Oh hey! Remember when this happened? Well, apparently life decided that one kidney stone epidemic in 11 months was simply not enough. Enter the excruciating pain that began Sunday on the drive back from the wedding and, despite all my best efforts, would not quit.
At first I thought the pain was simply due to gas (you’re welcome for that) but after waking up in the middle of the night desperately clutching my abdomen I figured something was slightly more amiss. Unlike last time, I didn’t go to the ER this time around. Therefore, I can’t be 100% certain that it’s a kidney stone (er, not that the hospital was actually able to make a timely diagnosis last time anyway. Awkward.) But what I do know is that it’s in the same spot and it’s the same kind of pain (though, blessedly, slightly less severe than last time) so I think I can pretty safely assume. Unfortunately, armed with the knowledge from my last unfortunate experience, I know that there’s really nothing to do but wait to pass it.

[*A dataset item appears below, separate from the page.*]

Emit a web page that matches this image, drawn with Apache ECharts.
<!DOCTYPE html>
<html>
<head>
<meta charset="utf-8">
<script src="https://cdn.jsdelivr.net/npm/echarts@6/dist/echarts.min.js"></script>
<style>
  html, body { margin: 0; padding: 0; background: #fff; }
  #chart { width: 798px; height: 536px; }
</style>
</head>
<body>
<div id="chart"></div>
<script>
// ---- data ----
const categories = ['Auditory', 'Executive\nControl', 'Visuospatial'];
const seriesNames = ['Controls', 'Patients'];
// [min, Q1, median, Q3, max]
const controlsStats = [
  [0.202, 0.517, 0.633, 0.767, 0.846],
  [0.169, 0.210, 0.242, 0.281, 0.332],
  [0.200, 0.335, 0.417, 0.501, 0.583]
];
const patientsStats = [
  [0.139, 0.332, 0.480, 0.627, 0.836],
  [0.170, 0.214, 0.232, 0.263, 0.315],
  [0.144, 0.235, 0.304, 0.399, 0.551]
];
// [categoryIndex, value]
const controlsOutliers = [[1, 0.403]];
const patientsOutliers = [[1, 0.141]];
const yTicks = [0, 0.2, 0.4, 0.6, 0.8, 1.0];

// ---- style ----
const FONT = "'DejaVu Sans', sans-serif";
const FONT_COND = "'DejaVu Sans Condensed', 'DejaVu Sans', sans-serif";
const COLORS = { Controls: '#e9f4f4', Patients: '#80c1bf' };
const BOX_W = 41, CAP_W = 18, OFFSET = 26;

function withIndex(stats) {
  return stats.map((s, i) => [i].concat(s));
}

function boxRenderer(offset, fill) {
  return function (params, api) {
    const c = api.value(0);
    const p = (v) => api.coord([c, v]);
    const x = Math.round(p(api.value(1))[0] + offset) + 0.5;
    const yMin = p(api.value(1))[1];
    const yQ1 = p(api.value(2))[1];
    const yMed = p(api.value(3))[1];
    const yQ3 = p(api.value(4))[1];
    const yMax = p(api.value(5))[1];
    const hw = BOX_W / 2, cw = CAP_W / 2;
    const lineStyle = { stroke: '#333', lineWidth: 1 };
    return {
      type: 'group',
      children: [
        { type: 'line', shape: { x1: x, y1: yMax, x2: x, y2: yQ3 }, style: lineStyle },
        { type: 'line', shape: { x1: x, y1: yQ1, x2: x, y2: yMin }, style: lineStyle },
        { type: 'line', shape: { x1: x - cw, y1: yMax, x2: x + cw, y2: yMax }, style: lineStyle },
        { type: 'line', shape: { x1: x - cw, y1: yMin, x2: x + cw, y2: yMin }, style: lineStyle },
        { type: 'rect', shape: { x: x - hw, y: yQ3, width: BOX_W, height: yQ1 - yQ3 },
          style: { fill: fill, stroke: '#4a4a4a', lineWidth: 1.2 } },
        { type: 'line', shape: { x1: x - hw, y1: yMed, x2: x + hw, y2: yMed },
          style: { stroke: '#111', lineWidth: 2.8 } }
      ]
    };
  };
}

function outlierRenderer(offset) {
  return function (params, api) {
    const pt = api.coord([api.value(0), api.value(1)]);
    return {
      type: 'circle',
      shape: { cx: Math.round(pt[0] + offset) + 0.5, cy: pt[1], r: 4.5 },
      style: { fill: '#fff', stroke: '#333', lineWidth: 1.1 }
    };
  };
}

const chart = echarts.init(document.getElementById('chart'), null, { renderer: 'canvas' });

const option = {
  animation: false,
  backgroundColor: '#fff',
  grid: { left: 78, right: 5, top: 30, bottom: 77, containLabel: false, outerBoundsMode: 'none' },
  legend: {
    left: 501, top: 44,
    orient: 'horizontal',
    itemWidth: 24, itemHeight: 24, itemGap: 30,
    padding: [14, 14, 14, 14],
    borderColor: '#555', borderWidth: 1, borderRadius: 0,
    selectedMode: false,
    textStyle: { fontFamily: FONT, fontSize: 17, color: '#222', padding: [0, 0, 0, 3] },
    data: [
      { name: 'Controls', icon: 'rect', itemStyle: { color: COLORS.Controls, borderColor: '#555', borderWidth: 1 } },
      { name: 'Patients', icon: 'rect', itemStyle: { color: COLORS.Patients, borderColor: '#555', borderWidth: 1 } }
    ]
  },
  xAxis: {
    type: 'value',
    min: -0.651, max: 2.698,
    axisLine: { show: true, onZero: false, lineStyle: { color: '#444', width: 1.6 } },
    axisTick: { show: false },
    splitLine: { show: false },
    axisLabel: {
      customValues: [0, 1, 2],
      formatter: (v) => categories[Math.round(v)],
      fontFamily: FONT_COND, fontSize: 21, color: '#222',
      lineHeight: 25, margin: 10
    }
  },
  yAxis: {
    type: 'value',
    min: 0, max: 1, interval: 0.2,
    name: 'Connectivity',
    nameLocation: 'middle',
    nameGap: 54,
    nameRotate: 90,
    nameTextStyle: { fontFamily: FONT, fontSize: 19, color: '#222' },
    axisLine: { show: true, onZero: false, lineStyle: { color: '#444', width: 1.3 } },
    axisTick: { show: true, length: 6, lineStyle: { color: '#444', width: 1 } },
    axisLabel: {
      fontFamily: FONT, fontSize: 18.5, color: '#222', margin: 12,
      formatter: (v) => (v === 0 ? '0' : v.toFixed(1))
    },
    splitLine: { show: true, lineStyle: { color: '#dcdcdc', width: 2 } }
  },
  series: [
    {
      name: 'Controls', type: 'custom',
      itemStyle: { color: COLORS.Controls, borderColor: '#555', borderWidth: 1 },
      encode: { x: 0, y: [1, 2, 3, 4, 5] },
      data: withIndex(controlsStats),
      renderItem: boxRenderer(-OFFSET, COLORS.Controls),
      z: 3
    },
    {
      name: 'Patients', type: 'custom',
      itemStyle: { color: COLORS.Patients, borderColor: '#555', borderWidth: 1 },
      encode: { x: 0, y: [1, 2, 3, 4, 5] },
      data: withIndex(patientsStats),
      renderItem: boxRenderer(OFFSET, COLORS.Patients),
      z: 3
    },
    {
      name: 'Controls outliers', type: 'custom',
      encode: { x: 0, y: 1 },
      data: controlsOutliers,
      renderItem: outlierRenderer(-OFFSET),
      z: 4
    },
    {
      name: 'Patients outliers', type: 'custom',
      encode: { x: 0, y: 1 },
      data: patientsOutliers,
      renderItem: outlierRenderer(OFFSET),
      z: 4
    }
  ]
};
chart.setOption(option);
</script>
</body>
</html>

It’s hard to describe kidney stone pain. Its severity ebbs and flows, comes and goes in intensity. But at its worst, I would say it kind of feels like a small, serrated knife is slowly slicing through the walls of your gut. You’re extra welcome for that imagery. Having a kidney stone is often compared to childbirth (though I obviously wouldn’t know on a personal level) and is legitimately the most excruciating thing I have ever experienced. Needless to say, it’s a pain (har har… ow, laughing hurts.)

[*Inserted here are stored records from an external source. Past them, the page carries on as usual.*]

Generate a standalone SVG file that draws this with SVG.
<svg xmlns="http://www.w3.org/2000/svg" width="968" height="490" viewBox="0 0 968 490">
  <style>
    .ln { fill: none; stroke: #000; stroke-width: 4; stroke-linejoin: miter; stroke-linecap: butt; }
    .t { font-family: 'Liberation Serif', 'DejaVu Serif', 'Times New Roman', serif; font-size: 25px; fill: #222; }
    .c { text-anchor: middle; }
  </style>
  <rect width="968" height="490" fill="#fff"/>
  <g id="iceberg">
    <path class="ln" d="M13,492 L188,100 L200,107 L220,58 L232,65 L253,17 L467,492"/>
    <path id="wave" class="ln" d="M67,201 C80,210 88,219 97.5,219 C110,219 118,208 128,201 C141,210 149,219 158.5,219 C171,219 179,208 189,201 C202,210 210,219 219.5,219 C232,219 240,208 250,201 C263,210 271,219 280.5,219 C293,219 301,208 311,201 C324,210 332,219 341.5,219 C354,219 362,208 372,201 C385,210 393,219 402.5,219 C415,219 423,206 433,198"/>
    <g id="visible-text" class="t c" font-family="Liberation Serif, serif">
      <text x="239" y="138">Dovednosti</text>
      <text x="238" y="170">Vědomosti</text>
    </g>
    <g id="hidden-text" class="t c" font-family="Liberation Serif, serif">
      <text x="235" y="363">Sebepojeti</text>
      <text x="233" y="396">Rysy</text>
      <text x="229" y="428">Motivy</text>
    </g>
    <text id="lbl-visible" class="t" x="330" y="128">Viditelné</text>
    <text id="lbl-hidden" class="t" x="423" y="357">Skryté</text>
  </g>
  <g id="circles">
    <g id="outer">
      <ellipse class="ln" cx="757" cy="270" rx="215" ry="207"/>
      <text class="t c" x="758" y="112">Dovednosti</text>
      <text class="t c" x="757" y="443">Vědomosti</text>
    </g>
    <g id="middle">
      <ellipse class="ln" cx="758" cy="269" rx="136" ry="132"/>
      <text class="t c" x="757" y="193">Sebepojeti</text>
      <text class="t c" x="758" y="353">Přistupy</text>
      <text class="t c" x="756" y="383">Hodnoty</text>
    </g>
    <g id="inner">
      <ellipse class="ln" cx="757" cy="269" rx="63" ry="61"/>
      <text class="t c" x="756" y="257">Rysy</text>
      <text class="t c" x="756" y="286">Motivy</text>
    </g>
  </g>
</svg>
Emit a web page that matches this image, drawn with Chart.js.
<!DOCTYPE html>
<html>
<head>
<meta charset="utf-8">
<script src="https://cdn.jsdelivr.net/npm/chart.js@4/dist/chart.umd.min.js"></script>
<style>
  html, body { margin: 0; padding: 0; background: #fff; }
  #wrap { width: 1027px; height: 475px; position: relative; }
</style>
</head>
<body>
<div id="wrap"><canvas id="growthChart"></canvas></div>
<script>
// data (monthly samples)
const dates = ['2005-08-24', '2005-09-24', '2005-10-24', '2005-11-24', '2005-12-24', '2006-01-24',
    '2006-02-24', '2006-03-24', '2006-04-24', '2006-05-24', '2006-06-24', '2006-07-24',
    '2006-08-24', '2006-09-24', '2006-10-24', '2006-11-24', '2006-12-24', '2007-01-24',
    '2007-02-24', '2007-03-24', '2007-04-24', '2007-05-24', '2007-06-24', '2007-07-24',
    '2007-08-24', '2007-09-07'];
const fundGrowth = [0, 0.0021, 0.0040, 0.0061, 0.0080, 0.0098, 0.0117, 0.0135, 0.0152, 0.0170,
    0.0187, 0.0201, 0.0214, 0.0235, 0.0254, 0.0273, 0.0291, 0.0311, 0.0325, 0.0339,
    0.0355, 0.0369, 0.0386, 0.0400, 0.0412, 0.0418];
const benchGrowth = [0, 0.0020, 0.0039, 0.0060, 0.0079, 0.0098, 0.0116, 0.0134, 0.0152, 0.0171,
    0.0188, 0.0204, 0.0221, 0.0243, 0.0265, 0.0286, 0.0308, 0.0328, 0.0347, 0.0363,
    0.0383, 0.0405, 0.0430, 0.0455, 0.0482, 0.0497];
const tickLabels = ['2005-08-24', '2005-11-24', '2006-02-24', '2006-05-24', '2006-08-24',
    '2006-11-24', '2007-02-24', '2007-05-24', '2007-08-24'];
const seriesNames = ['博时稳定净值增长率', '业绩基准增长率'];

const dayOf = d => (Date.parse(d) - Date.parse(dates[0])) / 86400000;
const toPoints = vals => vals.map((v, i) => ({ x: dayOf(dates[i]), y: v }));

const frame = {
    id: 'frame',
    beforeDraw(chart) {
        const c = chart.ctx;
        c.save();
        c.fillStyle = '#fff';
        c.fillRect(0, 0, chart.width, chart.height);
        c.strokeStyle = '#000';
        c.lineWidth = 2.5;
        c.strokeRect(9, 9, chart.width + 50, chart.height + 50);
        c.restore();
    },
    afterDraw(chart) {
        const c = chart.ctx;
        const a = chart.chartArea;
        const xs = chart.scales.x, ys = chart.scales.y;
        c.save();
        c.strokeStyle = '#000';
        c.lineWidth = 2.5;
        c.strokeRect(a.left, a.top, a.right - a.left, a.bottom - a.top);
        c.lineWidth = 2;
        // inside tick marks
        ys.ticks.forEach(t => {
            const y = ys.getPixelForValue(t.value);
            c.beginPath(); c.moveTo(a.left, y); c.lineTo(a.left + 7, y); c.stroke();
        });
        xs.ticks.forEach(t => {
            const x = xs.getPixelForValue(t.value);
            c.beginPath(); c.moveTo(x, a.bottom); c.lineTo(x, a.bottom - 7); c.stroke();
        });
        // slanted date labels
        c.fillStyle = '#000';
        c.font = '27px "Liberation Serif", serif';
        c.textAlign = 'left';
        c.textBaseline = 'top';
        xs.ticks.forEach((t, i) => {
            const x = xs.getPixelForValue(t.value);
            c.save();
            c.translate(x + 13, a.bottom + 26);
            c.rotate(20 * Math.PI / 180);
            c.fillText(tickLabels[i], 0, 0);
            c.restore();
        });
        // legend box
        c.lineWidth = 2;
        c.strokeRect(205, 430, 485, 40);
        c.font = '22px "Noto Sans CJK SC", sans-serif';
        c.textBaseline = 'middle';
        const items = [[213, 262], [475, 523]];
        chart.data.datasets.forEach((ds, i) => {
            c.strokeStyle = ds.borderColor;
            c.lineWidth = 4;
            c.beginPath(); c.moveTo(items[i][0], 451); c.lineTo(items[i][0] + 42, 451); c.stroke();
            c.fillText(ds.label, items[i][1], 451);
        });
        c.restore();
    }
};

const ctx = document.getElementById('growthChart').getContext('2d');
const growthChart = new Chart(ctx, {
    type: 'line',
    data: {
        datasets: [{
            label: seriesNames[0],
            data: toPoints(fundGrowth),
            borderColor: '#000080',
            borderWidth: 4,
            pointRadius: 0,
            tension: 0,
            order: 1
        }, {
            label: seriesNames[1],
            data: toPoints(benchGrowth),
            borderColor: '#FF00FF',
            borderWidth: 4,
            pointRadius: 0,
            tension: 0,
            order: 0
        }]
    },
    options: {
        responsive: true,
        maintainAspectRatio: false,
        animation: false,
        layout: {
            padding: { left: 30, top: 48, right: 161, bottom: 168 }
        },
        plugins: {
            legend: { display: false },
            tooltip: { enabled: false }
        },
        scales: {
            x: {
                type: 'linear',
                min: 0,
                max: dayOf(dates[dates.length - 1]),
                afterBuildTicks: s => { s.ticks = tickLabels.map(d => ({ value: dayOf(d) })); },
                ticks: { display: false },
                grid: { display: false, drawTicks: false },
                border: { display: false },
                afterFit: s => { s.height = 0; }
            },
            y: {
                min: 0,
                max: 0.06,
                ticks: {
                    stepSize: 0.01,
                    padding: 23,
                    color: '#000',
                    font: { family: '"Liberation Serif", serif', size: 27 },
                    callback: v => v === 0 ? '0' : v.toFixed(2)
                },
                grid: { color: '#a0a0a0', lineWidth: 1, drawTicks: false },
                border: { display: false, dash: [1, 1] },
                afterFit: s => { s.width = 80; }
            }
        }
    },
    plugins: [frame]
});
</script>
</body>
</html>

So yesterday I spent an awful lot of time laying prostrate on the bed, streaming episode after episode of The Vampire Diaries on Netflix:
While dressed in my super flattering PJs:
God, I’m cool.
Alternating between these two faces:
With these thoroughly unsympathetic mongrels by my side:
Harry even had the audacity to roll around in what I have to assume was poop while out in the backyard. Let me tell you: trying to wash a dog when you have kidney stones?

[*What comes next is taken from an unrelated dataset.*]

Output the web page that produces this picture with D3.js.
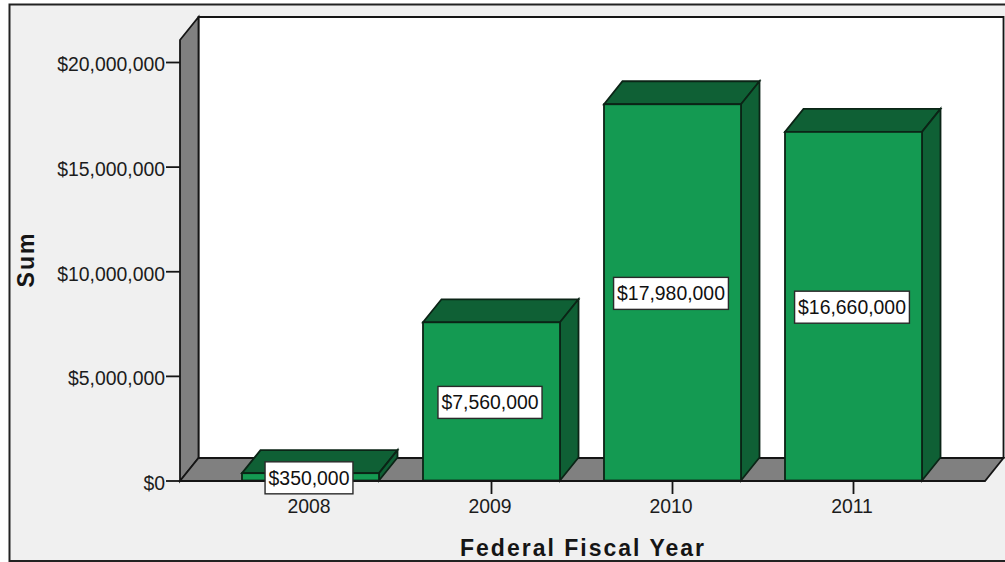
<!DOCTYPE html>
<html><head><meta charset="utf-8">
<script src="https://cdnjs.cloudflare.com/ajax/libs/d3/7.8.5/d3.min.js"></script>
<style>html,body{margin:0;padding:0;background:#fff}svg{display:block;font-family:"Liberation Sans",Arial,sans-serif}</style>
</head><body><svg id="c" width="1005" height="562"></svg>
<script>
const years = ["2008","2009","2010","2011"];
const sums = [350000,7560000,17980000,16660000];
const labels = ["$350,000","$7,560,000","$17,980,000","$16,660,000"];
const yTicks = [0,5000000,10000000,15000000,20000000];

const svg = d3.select("#c");
const x0=180,x1=985,y0=481,wallTop=40,dx=18.5,dy=-23;
const x = d3.scaleBand().domain(years).range([220,944]).paddingInner(.243).paddingOuter(.1215);
const y = d3.scaleLinear().domain([0,20000000]).range([480.5,62]);
const stroke="#151515", barStroke="#0b2416", sw=1.8;
const P = a=>a.map(p=>p.join(",")).join(" ");

svg.append("rect").attr("x",9.5).attr("y",4.5).attr("width",1010).attr("height",556.5)
  .attr("fill","#f0f0f0").attr("stroke","#222").attr("stroke-width",2);

svg.append("polygon").attr("points",P([[x0+dx,wallTop+dy],[x1+dx,wallTop+dy],[x1+dx,y0+dy],[x0+dx,y0+dy]])).attr("fill","#fff").attr("stroke",stroke).attr("stroke-width",sw);
svg.append("polygon").attr("points",P([[x0,wallTop],[x0+dx,wallTop+dy],[x0+dx,y0+dy],[x0,y0]])).attr("fill","#808080").attr("stroke",stroke).attr("stroke-width",sw);
svg.append("polygon").attr("points",P([[x0,y0],[x0+dx,y0+dy],[x1+dx,y0+dy],[x1,y0]])).attr("fill","#808080").attr("stroke",stroke).attr("stroke-width",sw);

// axes
const yAxis = d3.axisLeft(y).tickValues(yTicks).tickSize(14).tickPadding(1).tickFormat(d3.format("$,"));
const ga = svg.append("g").attr("transform",`translate(${x0},0)`).call(yAxis);
ga.select(".domain").remove();
ga.selectAll("line").attr("stroke",stroke).attr("stroke-width",sw);
ga.selectAll("text").attr("fill","#1c1c1c").attr("dy","0.46em").attr("style","font-size:19.4px");
ga.attr("font-family",null);

const xAxis = d3.axisBottom(x).tickSize(13).tickPadding(5);
const gx = svg.append("g").attr("transform",`translate(0,${y0})`).call(xAxis);
gx.select(".domain").remove();
gx.selectAll("line").attr("stroke",stroke).attr("stroke-width",sw);
gx.selectAll("text").attr("fill","#1c1c1c").attr("dx",-1.5).attr("style","font-size:19.4px");
gx.attr("font-family",null);

// bars
const rows = years.map((d,i)=>({year:d,v:sums[i],l:labels[i]}));
const bars = svg.append("g").selectAll("g").data(rows).join("g");
bars.append("polygon").attr("points",d=>{const a=x(d.year),b=a+x.bandwidth(),t=y(d.v);
  return P([[a,t],[a+dx,t+dy],[b+dx,t+dy],[b,t]]);}).attr("fill","#0f6035").attr("stroke",barStroke).attr("stroke-width",sw);
bars.append("polygon").attr("points",d=>{const b=x(d.year)+x.bandwidth(),t=y(d.v);
  return P([[b,t],[b+dx,t+dy],[b+dx,y(0)+dy],[b,y(0)]]);}).attr("fill","#0f6035").attr("stroke",barStroke).attr("stroke-width",sw);
bars.append("rect").attr("x",d=>x(d.year)).attr("y",d=>y(d.v)).attr("width",x.bandwidth()).attr("height",d=>y(0)-y(d.v))
  .attr("fill","#149a52").attr("stroke",barStroke).attr("stroke-width",sw);

// axis baseline on top of the bars
svg.append("line").attr("x1",x0).attr("x2",x1).attr("y1",y0).attr("y2",y0).attr("stroke",stroke).attr("stroke-width",sw);

// value labels
const lab = svg.append("g").selectAll("g").data(rows).join("g")
  .attr("transform",d=>`translate(${x(d.year)+x.bandwidth()/2-1.5},${(y(d.v)+y(0))/2+1})`);
lab.each(function(d){
  const g=d3.select(this);
  const t=g.append("text").text(d.l).attr("text-anchor","middle").attr("dy","0.36em").attr("font-size",19.4).attr("fill","#111");
  const w=t.node().getComputedTextLength();
  g.insert("rect","text").attr("x",-w/2-3.5).attr("y",-16).attr("width",w+7).attr("height",32).attr("fill","#fff").attr("stroke","#2a2a2a").attr("stroke-width",1.4);
});

svg.append("text").text("Federal Fiscal Year").attr("x",583).attr("y",556).attr("text-anchor","middle")
  .attr("font-size",23).attr("font-weight",700).attr("letter-spacing",2).attr("fill","#151515");
svg.append("text").text("Sum").attr("transform","translate(34,259.5) rotate(-90)").attr("text-anchor","middle")
  .attr("font-size",23).attr("font-weight",700).attr("letter-spacing",2).attr("fill","#151515");
</script></body></html>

I feel conflicted, because as much as I was hoping the stone would have passed by now and I’d be off scott-free, I’m kind of relieved I haven’t yet. I know that sounds crazy, but you know the saying, “it gets worse before it gets better”? Or how about, “it is always darkest before the dawn”? Well, they especially apply to kidney stones. As bad as it hurts right now, I vividly remember the extraordinary pain that came right before passing the stone, and I am NOT anxious to relive it.
Pity me. Pity me good.
But either way, I know it’s inevitable. So until then… I’m trying to manage the pain as best I can with the over-the-counter drugs in my medicine cabinet, and taking in as much fluid as possible. I have a doctor’s appointment later this morning, and while I know there’s nothing that he can really DO, I’m hoping that he might have some insight as to WHY this is happening. Again. I mean, this is really putting a literal cramp in my race training as well as my PTO balance.
Ever had to deal with kid-nay stooooones of your own? If not, you are a lucky, lucky son of a gun. If so, pray tell. Misery loves company, after all.